My task was to predict the gender of users based on characteristics of voices provided in the dataset. While prior work has investigated male/female classification based on language use, we are specifically inclusive of certain attribute and corresponding importance. Thus, this project makes an important contribution to our understanding of the relationship between gender and voice.
Methodology
This database was created to identify a voice as male or female, based upon acoustic properties of the voice and speech. The dataset consists of 3,168 recorded voice samples, collected from male and female speakers. The 20% data was regarded as testing set while 80% data was set as training set. And there are 28 attributes overall, and standard deviation of frequency, first quantile, interquantile range, spectral flatness, mode frequency and average of fundamental frequency measured across acoustic signal are chosen as initial tasting attributes. The voice samples are pre-processed by acoustic analysis in R using the seewave and tuneR packages, with an analyzed frequency range of 0hz-280hz.
Result
In order to determine which exact properties indicate a target gender of male or female, we could initially guess that it likely one of the statistically significant features, but ultimately this decision breakdown is masked within the model.

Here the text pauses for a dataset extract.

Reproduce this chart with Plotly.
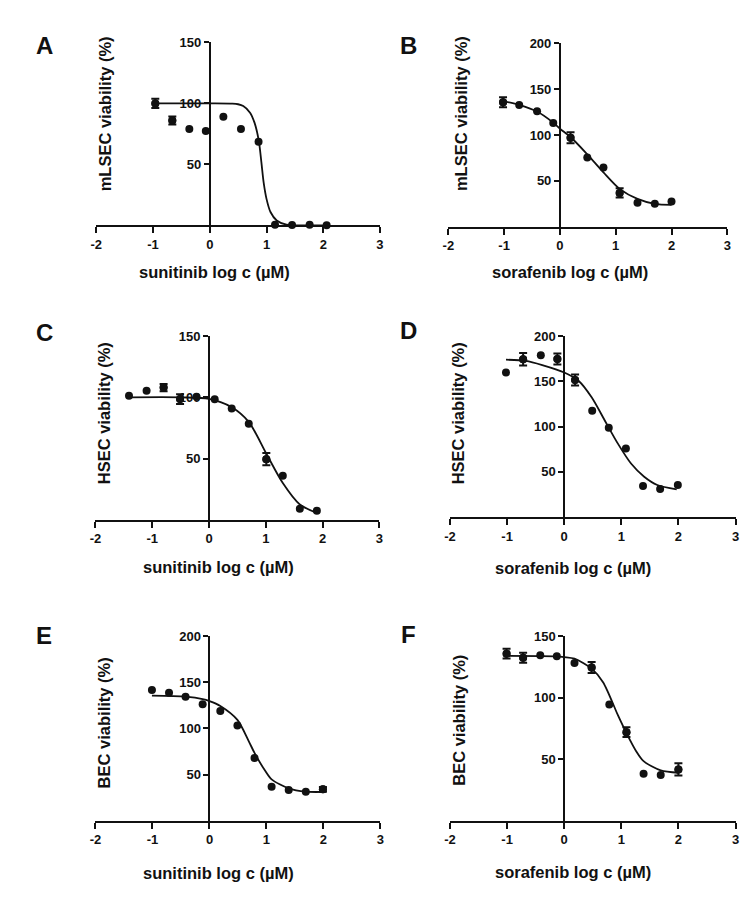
import plotly.graph_objects as go

W, H = 755, 918
FONT = "Liberation Sans, Arial, sans-serif"
INK = "#111111"

# ---------------- data ----------------
A_x = [-0.96, -0.66, -0.36, -0.07, 0.24, 0.55, 0.86, 1.15, 1.45, 1.76, 2.06]
A_y = [100, 86, 79, 77.4, 89, 79, 68.5, 0.5, 0.3, 0.5, 0]
A_err = [3.8, 3.3, 0, 0, 0, 0, 0, 0, 0, 0, 0]
A_fit_x = [-0.96, 0.0, 0.4, 0.5, 0.59, 0.71, 0.79, 0.865, 0.91, 0.95, 1.0, 1.07, 1.18, 1.35, 1.47, 2.06]
A_fit_y = [100, 100, 99.8, 99.3, 97.8, 92.4, 84, 69, 51.6, 35, 21.7, 10.9, 4, 0.5, 0, 0]

B_x = [-1.02, -0.73, -0.41, -0.12, 0.19, 0.49, 0.78, 1.07, 1.39, 1.70, 2.0]
B_y = [135.7, 132.9, 126, 113, 97, 75.5, 64.6, 36.8, 26, 25, 27.4]
B_err = [5.5, 0, 0, 0, 6, 0, 0, 5, 0, 0, 0]
B_fit_x = [-1.02, -0.73, -0.41, -0.12, 0, 0.19, 0.49, 0.78, 1.07, 1.39, 1.70, 2.0]
B_fit_y = [137, 133, 125.6, 113.4, 106.9, 97.8, 78.9, 59.2, 41.2, 30.3, 24.9, 23.8]

C_x = [-1.41, -1.10, -0.80, -0.51, -0.22, 0.10, 0.40, 0.70, 1.01, 1.30, 1.60, 1.90]
C_y = [101.4, 105.4, 108, 98.6, 100.5, 98.4, 91, 78.4, 49.5, 36, 8.9, 7.3]
C_err = [0, 0, 3, 4, 0, 0, 0, 0, 5, 0, 0, 0]
C_fit_x = [-1.41, -0.5, 0, 0.4, 0.7, 1.01, 1.3, 1.6, 1.9]
C_fit_y = [100, 100, 98.8, 92, 80, 54, 30, 12.5, 5.6]

D_x = [-1.02, -0.72, -0.41, -0.12, 0.19, 0.49, 0.78, 1.08, 1.38, 1.68, 1.99]
D_y = [159.8, 174.5, 178.8, 174.8, 151.5, 117.6, 98.7, 75.7, 34.4, 31, 35.5]
D_err = [0, 7, 0, 6, 6, 0, 0, 0, 0, 0, 0]
D_fit_x = [-1.02, -0.67, -0.385, 0, 0.25, 0.48, 0.71, 0.94, 1.17, 1.40, 1.63, 1.97]
D_fit_y = [174, 172.6, 168, 159.8, 150.7, 132.4, 106.8, 81.2, 59.2, 44.6, 35.5, 30.7]

E_x = [-1.01, -0.71, -0.42, -0.12, 0.19, 0.49, 0.79, 1.09, 1.39, 1.69, 1.99]
E_y = [141.6, 138.7, 134.4, 126.2, 119, 103.2, 68.1, 36.9, 33.3, 31.5, 34]
E_err = [0, 0, 0, 0, 0, 0, 0, 0, 0, 0, 2.5]
E_fit_x = [-1.01, -0.42, -0.12, 0, 0.19, 0.49, 0.69, 0.79, 0.98, 1.09, 1.39, 1.69, 1.99]
E_fit_y = [135.5, 134.4, 131.9, 129.7, 124.4, 109.3, 86, 73.5, 53.8, 44.8, 35.1, 31.5, 31.2]

F_x = [-1.01, -0.72, -0.42, -0.13, 0.18, 0.48, 0.79, 1.09, 1.39, 1.69, 2.0]
F_y = [135.8, 132.5, 134.4, 133.6, 128.2, 124.5, 94.4, 72, 38.2, 37.1, 41.7]
F_err = [4, 4, 0, 0, 0, 4.5, 0, 4, 0, 0, 5]
F_fit_x = [-1.01, -0.13, 0, 0.18, 0.48, 0.68, 0.94, 1.09, 1.26, 1.39, 1.69, 2.0]
F_fit_y = [134, 133.6, 133, 131.7, 123.6, 112.6, 85.8, 71.2, 56.5, 48.4, 40.9, 39]

X_TICKS = [-2, -1, 0, 1, 2, 3]
Y_TICKS_150 = [50, 100, 150]
Y_TICKS_200 = [50, 100, 150, 200]

LETTERS = ["A", "B", "C", "D", "E", "F"]
Y_TITLES = ["mLSEC viability (%)", "mLSEC viability (%)", "HSEC viability (%)",
            "HSEC viability (%)", "BEC viability (%)", "BEC viability (%)"]
X_TITLES = ["sunitinib log c (µM)", "sorafenib log c (µM)", "sunitinib log c (µM)",
            "sorafenib log c (µM)", "sunitinib log c (µM)", "sorafenib log c (µM)"]

# ---------------- layout geometry (pixels) ----------------
panels = [
    dict(data=(A_x, A_y, A_err, A_fit_x, A_fit_y), ymax=150, yt=Y_TICKS_150,
         xpx=(91.5, 379), ypx=(220, 35.7), letter=(28, 39), ytitle=(100.5, 108), xtitle=(211, 267)),
    dict(data=(B_x, B_y, B_err, B_fit_x, B_fit_y), ymax=200, yt=Y_TICKS_200,
         xpx=(448.3, 731), ypx=(221.3, 36.7), letter=(397, 39), ytitle=(460.5, 107.5), xtitle=(572, 267)),
    dict(data=(C_x, C_y, C_err, C_fit_x, C_fit_y), ymax=150, yt=Y_TICKS_150,
         xpx=(90.7, 378.3), ypx=(516.7, 331.7), letter=(28, 328), ytitle=(99.7, 409), xtitle=(215.5, 564)),
    dict(data=(D_x, D_y, D_err, D_fit_x, D_fit_y), ymax=200, yt=Y_TICKS_200,
         xpx=(450, 739.3), ypx=(514, 331.7), letter=(397, 326), ytitle=(457.5, 409), xtitle=(575, 565)),
    dict(data=(E_x, E_y, E_err, E_fit_x, E_fit_y), ymax=200, yt=Y_TICKS_200,
         xpx=(90.7, 379.5), ypx=(820, 634), letter=(28, 633), ytitle=(99.7, 721.5), xtitle=(215.5, 873)),
    dict(data=(F_x, F_y, F_err, F_fit_x, F_fit_y), ymax=150, yt=Y_TICKS_150,
         xpx=(450, 739.3), ypx=(820, 634), letter=(398, 632), ytitle=(458.3, 719), xtitle=(575, 872)),
]

fig = go.Figure()
layout = dict(
    width=W, height=H, margin=dict(l=0, r=0, t=0, b=0, pad=0),
    paper_bgcolor="white", plot_bgcolor="white", showlegend=False,
    font=dict(family=FONT, color=INK, weight="bold"),
)
annotations = []

for i, p in enumerate(panels, start=1):
    xs, ys, errs, fx, fy = p["data"]
    sfx = "" if i == 1 else str(i)
    xa, ya = "x" + sfx, "y" + sfx
    x0 = p["xpx"][0] / W
    x1 = p["xpx"][1] / W
    yb = 1 - p["ypx"][0] / H
    yt = 1 - p["ypx"][1] / H
    yaxis_pos = x0 + (0 - (-2)) / 5 * (x1 - x0)

    layout["xaxis" + sfx] = dict(
        domain=[x0, x1], range=[-2, 3], anchor=ya, tickvals=X_TICKS,
        ticktext=[str(v) for v in X_TICKS],
        ticks="outside", ticklen=6, tickwidth=2, tickcolor=INK,
        showline=True, linewidth=2, linecolor=INK, showgrid=False, zeroline=False,
        tickfont=dict(size=13, family=FONT, color=INK, weight="bold"),
        layer="below traces", fixedrange=True,
    )
    layout["yaxis" + sfx] = dict(
        domain=[yb, yt], range=[0, p["ymax"]], anchor="free", position=yaxis_pos,
        tickvals=p["yt"], ticks="outside", ticklen=5, tickwidth=2, tickcolor=INK,
        showline=True, linewidth=2, linecolor=INK, showgrid=False, zeroline=False,
        tickfont=dict(size=13, family=FONT, color=INK, weight="bold"),
        layer="below traces", fixedrange=True,
    )

    # fitted curve
    fig.add_trace(go.Scatter(
        x=fx, y=fy, mode="lines", line=dict(color=INK, width=1.8, shape="spline", smoothing=0.8),
        xaxis=xa, yaxis=ya, hoverinfo="skip", cliponaxis=False,
    ))
    # points with error bars
    ex = [x for x, e in zip(xs, errs) if e > 0]
    ey = [y for y, e in zip(ys, errs) if e > 0]
    ee = [e for e in errs if e > 0]
    if ee:
        fig.add_trace(go.Scatter(
            x=ex, y=ey, mode="markers", marker=dict(color=INK, size=8),
            error_y=dict(type="data", array=ee, visible=True, color=INK, thickness=2, width=4),
            xaxis=xa, yaxis=ya, cliponaxis=False,
        ))
    # all points
    fig.add_trace(go.Scatter(
        x=xs, y=ys, mode="markers", marker=dict(color=INK, size=8),
        xaxis=xa, yaxis=ya, cliponaxis=False,
    ))

    lx, ly = p["letter"]
    annotations.append(dict(
        text=LETTERS[i - 1], x=lx / W, y=1 - ly / H, xref="paper", yref="paper",
        xanchor="left", yanchor="middle", showarrow=False,
        font=dict(size=24, family=FONT, color=INK, weight="bold"),
    ))
    tx, ty = p["ytitle"]
    annotations.append(dict(
        text=Y_TITLES[i - 1], x=tx / W, y=1 - ty / H, xref="paper", yref="paper",
        xanchor="center", yanchor="middle", textangle=-90, showarrow=False,
        font=dict(size=16.5, family=FONT, color=INK, weight="bold"),
    ))
    tx, ty = p["xtitle"]
    annotations.append(dict(
        text=X_TITLES[i - 1], x=tx / W, y=1 - ty / H, xref="paper", yref="paper",
        xanchor="center", yanchor="middle", showarrow=False,
        font=dict(size=16.5, family=FONT, color=INK, weight="bold"),
    ))

layout["annotations"] = annotations
fig.update_layout(**layout)
fig.write_html(
    "out.html",
    config=dict(displayModeBar=False),
    post_script="document.body.style.margin='0';document.body.style.padding='0';document.body.style.overflow='hidden';",
)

And to gain an understanding of a trained model, we can apply a classification via regression tree model to our dataset on Weka software to determine how these properties might correspond to a gender classification of male or female.
The classification via regression model achieves an accuracy of 81% on the training set and the mode frequency attribute serves as a root node for detecting the gender as male or female. From there, it then checks the minimum fundamental frequency, followed by more specific properties.
Then the random forest model is also applied and it achieves an accuracy of 100% on the training set, which is further improvement over the classification via regression model.